[start Extracted data]

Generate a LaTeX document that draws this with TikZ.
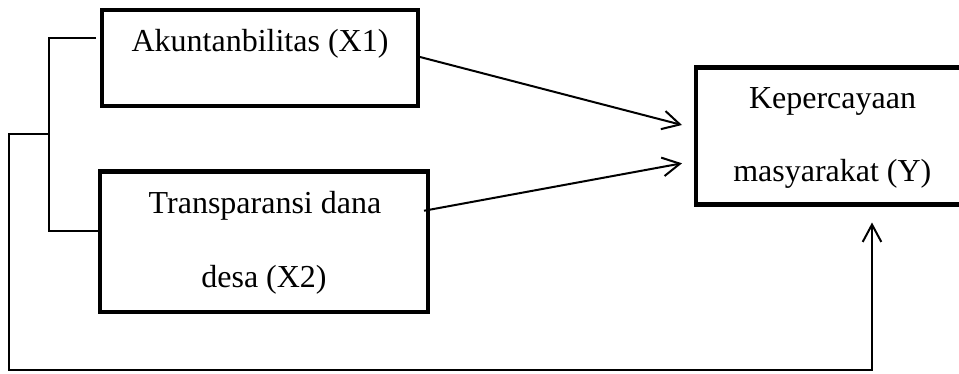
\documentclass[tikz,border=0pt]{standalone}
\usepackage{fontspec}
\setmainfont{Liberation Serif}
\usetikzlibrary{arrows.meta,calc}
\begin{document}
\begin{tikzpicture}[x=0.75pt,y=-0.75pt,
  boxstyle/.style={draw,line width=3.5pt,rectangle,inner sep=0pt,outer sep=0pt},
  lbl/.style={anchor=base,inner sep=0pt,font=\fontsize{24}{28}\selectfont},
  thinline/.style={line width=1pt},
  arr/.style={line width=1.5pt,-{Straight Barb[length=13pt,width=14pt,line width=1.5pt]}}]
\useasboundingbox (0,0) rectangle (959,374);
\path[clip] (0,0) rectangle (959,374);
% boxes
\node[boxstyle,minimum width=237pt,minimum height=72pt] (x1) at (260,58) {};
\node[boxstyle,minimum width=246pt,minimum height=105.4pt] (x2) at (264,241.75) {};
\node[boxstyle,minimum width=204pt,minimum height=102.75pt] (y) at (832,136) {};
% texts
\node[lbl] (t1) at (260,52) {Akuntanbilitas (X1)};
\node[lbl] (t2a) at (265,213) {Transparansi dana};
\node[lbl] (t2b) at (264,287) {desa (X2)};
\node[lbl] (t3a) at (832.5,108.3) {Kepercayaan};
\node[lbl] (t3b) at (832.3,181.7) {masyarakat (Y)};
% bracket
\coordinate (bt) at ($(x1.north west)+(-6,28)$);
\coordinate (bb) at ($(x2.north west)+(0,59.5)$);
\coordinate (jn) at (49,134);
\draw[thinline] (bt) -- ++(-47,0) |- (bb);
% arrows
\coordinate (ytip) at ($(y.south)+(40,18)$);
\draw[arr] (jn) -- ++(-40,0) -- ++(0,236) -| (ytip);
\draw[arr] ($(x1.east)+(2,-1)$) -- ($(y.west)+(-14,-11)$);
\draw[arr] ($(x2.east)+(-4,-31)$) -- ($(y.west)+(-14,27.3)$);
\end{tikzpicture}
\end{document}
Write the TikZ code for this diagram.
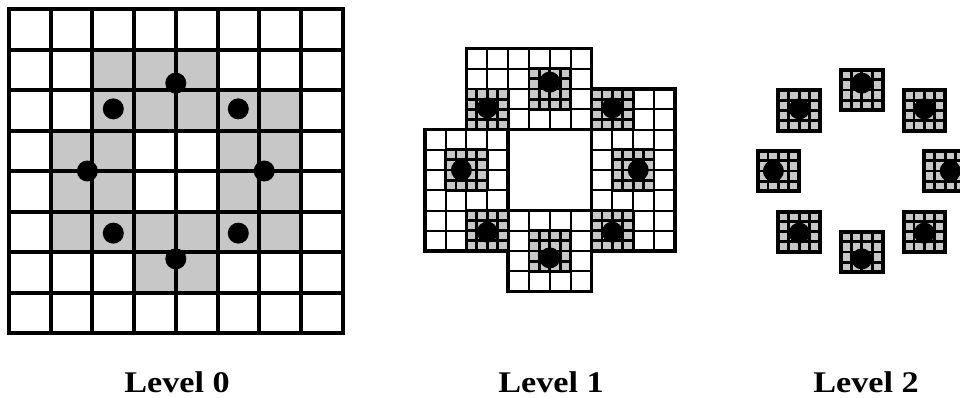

[end Extracted data]

_Brief_
Every entry above is to be set down exactly; the pictures are to be left out.

_The solution_
Generate a LaTeX document that draws this with TikZ.
\documentclass[tikz,border=0pt]{standalone}
\usepackage{fontspec}
\setmainfont{Liberation Serif}
\usetikzlibrary{arrows.meta,calc}
\begin{document}
\begin{tikzpicture}[x=0.75pt,y=-0.75pt,
  boxstyle/.style={draw,line width=3.5pt,rectangle,inner sep=0pt,outer sep=0pt},
  lbl/.style={anchor=base,inner sep=0pt,font=\fontsize{24}{28}\selectfont},
  thinline/.style={line width=1pt},
  arr/.style={line width=1.5pt,-{Straight Barb[length=13pt,width=14pt,line width=1.5pt]}}]
\useasboundingbox (0,0) rectangle (959,374);
\path[clip] (0,0) rectangle (959,374);
% boxes
\node[boxstyle,minimum width=237pt,minimum height=72pt] (x1) at (260,58) {};
\node[boxstyle,minimum width=246pt,minimum height=105.4pt] (x2) at (264,241.75) {};
\node[boxstyle,minimum width=204pt,minimum height=102.75pt] (y) at (832,136) {};
% texts
\node[lbl] (t1) at (260,52) {Akuntanbilitas (X1)};
\node[lbl] (t2a) at (265,213) {Transparansi dana};
\node[lbl] (t2b) at (264,287) {desa (X2)};
\node[lbl] (t3a) at (832.5,108.3) {Kepercayaan};
\node[lbl] (t3b) at (832.3,181.7) {masyarakat (Y)};
% bracket
\coordinate (bt) at ($(x1.north west)+(-6,28)$);
\coordinate (bb) at ($(x2.north west)+(0,59.5)$);
\coordinate (jn) at (49,134);
\draw[thinline] (bt) -- ++(-47,0) |- (bb);
% arrows
\coordinate (ytip) at ($(y.south)+(40,18)$);
\draw[arr] (jn) -- ++(-40,0) -- ++(0,236) -| (ytip);
\draw[arr] ($(x1.east)+(2,-1)$) -- ($(y.west)+(-14,-11)$);
\draw[arr] ($(x2.east)+(-4,-31)$) -- ($(y.west)+(-14,27.3)$);
\end{tikzpicture}
\end{document}
Write the TikZ code for this diagram.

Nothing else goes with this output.